**WHAT IS BEING ASKED**
Restate the whole of the material. Keep every word, and drop the pictures.

··· COLLECTED MATERIAL ···

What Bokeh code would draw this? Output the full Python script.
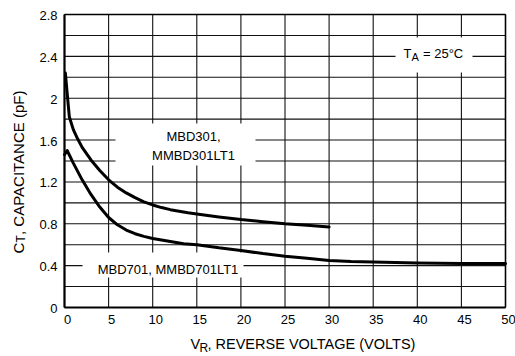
import math
from bokeh.plotting import figure
from bokeh.models import Range1d, Label
from bokeh.core.properties import value
from bokeh.embed import file_html
from bokeh.resources import INLINE

# ---- data ----
vr_301 = [0.1, 0.3, 0.55, 1.0, 1.5, 2, 3, 4, 5, 6, 7, 8, 9, 10, 11, 12, 13, 14, 15,
          17.5, 20, 22.5, 25, 27.5, 30]
ct_301 = [2.24, 2.05, 1.82, 1.70, 1.61, 1.53, 1.41, 1.31, 1.22, 1.15, 1.095, 1.05, 1.01, 0.98,
          0.955, 0.935, 0.92, 0.905, 0.893, 0.865, 0.84, 0.82, 0.80, 0.785, 0.77]

vr_701 = [0, 0.3, 1, 2, 3, 4, 5, 6, 7, 8, 9, 10, 11, 12, 13.5, 15, 17.5, 20, 22.5, 25,
          27.5, 30, 32.5, 35, 40, 45, 50]
ct_701 = [1.46, 1.50, 1.38, 1.22, 1.08, 0.96, 0.86, 0.79, 0.74, 0.705, 0.68, 0.66, 0.645,
          0.63, 0.61, 0.60, 0.57, 0.545, 0.515, 0.49, 0.47, 0.45, 0.44, 0.435, 0.425, 0.42, 0.42]

x_ticks = [0, 5, 10, 15, 20, 25, 30, 35, 40, 45, 50]
x_tick_labels = ["0", "5", "10", "15", "20", "25", "30", "35", "40", "45", "50"]
y_ticks = [0, 0.4, 0.8, 1.2, 1.6, 2, 2.4, 2.8]
y_tick_labels = ["0", "0.4", "0.8", "1.2", "1.6", "2", "2.4", "2.8"]
y_grid = [0, 0.2, 0.4, 0.6, 0.8, 1.0, 1.2, 1.4, 1.6, 1.8, 2.0, 2.2, 2.4, 2.6, 2.8]

X_MIN, X_MAX = 0, 50
Y_MIN, Y_MAX = 0, 2.8

# ---- layout (pixels of the 515x356 canvas) ----
W, H = 515, 356
PX_LEFT, PX_RIGHT, PX_TOP, PX_BOTTOM = 64, 505, 14, 307
SX = (PX_RIGHT - PX_LEFT) / (X_MAX - X_MIN)
SY = (PX_BOTTOM - PX_TOP) / (Y_MAX - Y_MIN)


def fx(px):
    return X_MIN + (px - PX_LEFT) / SX


def fy(py):
    return Y_MIN + (PX_BOTTOM - py) / SY


FONT = "Liberation Sans"
INK = "black"

p = figure(width=W, height=H, output_backend="svg", toolbar_location=None,
           x_range=Range1d(fx(0), fx(W)), y_range=Range1d(fy(H), fy(0)),
           x_axis_location=None, y_axis_location=None,
           min_border=0, min_border_left=0, min_border_right=0,
           min_border_top=0, min_border_bottom=0)
p.grid.visible = False
p.outline_line_color = None
p.background_fill_color = "white"
p.border_fill_color = "white"

# grid
p.segment(x0=x_ticks, x1=x_ticks, y0=[Y_MIN] * len(x_ticks), y1=[Y_MAX] * len(x_ticks),
          line_color="#111111", line_width=1.1)
p.segment(x0=[X_MIN] * len(y_grid), x1=[X_MAX] * len(y_grid), y0=y_grid, y1=y_grid,
          line_color="#111111", line_width=1.1)

# white backgrounds of the in-plot labels (cut the grid)
box_left = [fx(115), fx(82), fx(395)]
box_right = [fx(255), fx(243), fx(472)]
box_bottom = [fy(165), fy(277), fy(72)]
box_top = [fy(123), fy(252), fy(37)]
p.quad(left=box_left, right=box_right, bottom=box_bottom, top=box_top,
       fill_color="white", line_color=None)

# frame
p.segment(x0=[X_MIN, X_MIN], x1=[X_MAX, X_MIN], y0=[Y_MIN, Y_MIN], y1=[Y_MIN, Y_MAX],
          line_color=INK, line_width=2.2)
p.segment(x0=[X_MIN, X_MAX], x1=[X_MAX, X_MAX], y0=[Y_MAX, Y_MIN], y1=[Y_MAX, Y_MAX],
          line_color=INK, line_width=1.5)

# curves
p.line(vr_301, ct_301, line_width=3, line_color=INK, line_join="round", line_cap="round")
p.line(vr_701, ct_701, line_width=3, line_color=INK, line_join="round", line_cap="round")

# tick labels
p.text(x=x_ticks, y=[Y_MIN] * len(x_ticks), text=x_tick_labels, x_offset=3, y_offset=12,
       text_align="center", text_baseline="middle", text_font=value(FONT),
       text_font_size="13px", text_color=INK)
p.text(x=[X_MIN] * len(y_ticks), y=y_ticks, text=y_tick_labels, x_offset=-7, y_offset=1,
       text_align="right", text_baseline="middle", text_font=value(FONT),
       text_font_size="13px", text_color=INK)


def lab(px, py, text, size="13px", align="left", angle=0):
    p.add_layout(Label(x=fx(px), y=fy(py), text=text, text_font=FONT, text_font_size=size,
                       text_color=INK, text_align=align, text_baseline="middle",
                       angle=angle))


lab(193, 136, "MBD301,", align="center")
lab(193, 155, "MMBD301LT1", align="center")
lab(167.5, 269, "MBD701, MMBD701LT1", align="center")

# T_A = 25°C
lab(403, 53, "T")
lab(411, 56.5, "A", size="11px")
lab(422.5, 53, "= 25°C")

# x axis title
lab(190, 343.5, "V", size="14.5px")
lab(199, 347, "R", size="12px")
lab(207, 343.5, ", REVERSE VOLTAGE (VOLTS)", size="14.5px")

# y axis title (rotated)
lab(17.5, 253, "C", size="15px", angle=math.pi / 2)
lab(20.5, 242, "T", size="12px", angle=math.pi / 2)
lab(17.5, 234.5, ", CAPACITANCE (pF)", size="15px", angle=math.pi / 2)

open("out.html", "w").write(file_html(p, INLINE))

···

**ANSWER TO THE TASK**
What Bokeh code would draw this? Output the full Python script.
import math
from bokeh.plotting import figure
from bokeh.models import Range1d, Label
from bokeh.core.properties import value
from bokeh.embed import file_html
from bokeh.resources import INLINE

# ---- data ----
vr_301 = [0.1, 0.3, 0.55, 1.0, 1.5, 2, 3, 4, 5, 6, 7, 8, 9, 10, 11, 12, 13, 14, 15,
          17.5, 20, 22.5, 25, 27.5, 30]
ct_301 = [2.24, 2.05, 1.82, 1.70, 1.61, 1.53, 1.41, 1.31, 1.22, 1.15, 1.095, 1.05, 1.01, 0.98,
          0.955, 0.935, 0.92, 0.905, 0.893, 0.865, 0.84, 0.82, 0.80, 0.785, 0.77]

vr_701 = [0, 0.3, 1, 2, 3, 4, 5, 6, 7, 8, 9, 10, 11, 12, 13.5, 15, 17.5, 20, 22.5, 25,
          27.5, 30, 32.5, 35, 40, 45, 50]
ct_701 = [1.46, 1.50, 1.38, 1.22, 1.08, 0.96, 0.86, 0.79, 0.74, 0.705, 0.68, 0.66, 0.645,
          0.63, 0.61, 0.60, 0.57, 0.545, 0.515, 0.49, 0.47, 0.45, 0.44, 0.435, 0.425, 0.42, 0.42]

x_ticks = [0, 5, 10, 15, 20, 25, 30, 35, 40, 45, 50]
x_tick_labels = ["0", "5", "10", "15", "20", "25", "30", "35", "40", "45", "50"]
y_ticks = [0, 0.4, 0.8, 1.2, 1.6, 2, 2.4, 2.8]
y_tick_labels = ["0", "0.4", "0.8", "1.2", "1.6", "2", "2.4", "2.8"]
y_grid = [0, 0.2, 0.4, 0.6, 0.8, 1.0, 1.2, 1.4, 1.6, 1.8, 2.0, 2.2, 2.4, 2.6, 2.8]

X_MIN, X_MAX = 0, 50
Y_MIN, Y_MAX = 0, 2.8

# ---- layout (pixels of the 515x356 canvas) ----
W, H = 515, 356
PX_LEFT, PX_RIGHT, PX_TOP, PX_BOTTOM = 64, 505, 14, 307
SX = (PX_RIGHT - PX_LEFT) / (X_MAX - X_MIN)
SY = (PX_BOTTOM - PX_TOP) / (Y_MAX - Y_MIN)


def fx(px):
    return X_MIN + (px - PX_LEFT) / SX


def fy(py):
    return Y_MIN + (PX_BOTTOM - py) / SY


FONT = "Liberation Sans"
INK = "black"

p = figure(width=W, height=H, output_backend="svg", toolbar_location=None,
           x_range=Range1d(fx(0), fx(W)), y_range=Range1d(fy(H), fy(0)),
           x_axis_location=None, y_axis_location=None,
           min_border=0, min_border_left=0, min_border_right=0,
           min_border_top=0, min_border_bottom=0)
p.grid.visible = False
p.outline_line_color = None
p.background_fill_color = "white"
p.border_fill_color = "white"

# grid
p.segment(x0=x_ticks, x1=x_ticks, y0=[Y_MIN] * len(x_ticks), y1=[Y_MAX] * len(x_ticks),
          line_color="#111111", line_width=1.1)
p.segment(x0=[X_MIN] * len(y_grid), x1=[X_MAX] * len(y_grid), y0=y_grid, y1=y_grid,
          line_color="#111111", line_width=1.1)

# white backgrounds of the in-plot labels (cut the grid)
box_left = [fx(115), fx(82), fx(395)]
box_right = [fx(255), fx(243), fx(472)]
box_bottom = [fy(165), fy(277), fy(72)]
box_top = [fy(123), fy(252), fy(37)]
p.quad(left=box_left, right=box_right, bottom=box_bottom, top=box_top,
       fill_color="white", line_color=None)

# frame
p.segment(x0=[X_MIN, X_MIN], x1=[X_MAX, X_MIN], y0=[Y_MIN, Y_MIN], y1=[Y_MIN, Y_MAX],
          line_color=INK, line_width=2.2)
p.segment(x0=[X_MIN, X_MAX], x1=[X_MAX, X_MAX], y0=[Y_MAX, Y_MIN], y1=[Y_MAX, Y_MAX],
          line_color=INK, line_width=1.5)

# curves
p.line(vr_301, ct_301, line_width=3, line_color=INK, line_join="round", line_cap="round")
p.line(vr_701, ct_701, line_width=3, line_color=INK, line_join="round", line_cap="round")

# tick labels
p.text(x=x_ticks, y=[Y_MIN] * len(x_ticks), text=x_tick_labels, x_offset=3, y_offset=12,
       text_align="center", text_baseline="middle", text_font=value(FONT),
       text_font_size="13px", text_color=INK)
p.text(x=[X_MIN] * len(y_ticks), y=y_ticks, text=y_tick_labels, x_offset=-7, y_offset=1,
       text_align="right", text_baseline="middle", text_font=value(FONT),
       text_font_size="13px", text_color=INK)


def lab(px, py, text, size="13px", align="left", angle=0):
    p.add_layout(Label(x=fx(px), y=fy(py), text=text, text_font=FONT, text_font_size=size,
                       text_color=INK, text_align=align, text_baseline="middle",
                       angle=angle))


lab(193, 136, "MBD301,", align="center")
lab(193, 155, "MMBD301LT1", align="center")
lab(167.5, 269, "MBD701, MMBD701LT1", align="center")

# T_A = 25°C
lab(403, 53, "T")
lab(411, 56.5, "A", size="11px")
lab(422.5, 53, "= 25°C")

# x axis title
lab(190, 343.5, "V", size="14.5px")
lab(199, 347, "R", size="12px")
lab(207, 343.5, ", REVERSE VOLTAGE (VOLTS)", size="14.5px")

# y axis title (rotated)
lab(17.5, 253, "C", size="15px", angle=math.pi / 2)
lab(20.5, 242, "T", size="12px", angle=math.pi / 2)
lab(17.5, 234.5, ", CAPACITANCE (pF)", size="15px", angle=math.pi / 2)

open("out.html", "w").write(file_html(p, INLINE))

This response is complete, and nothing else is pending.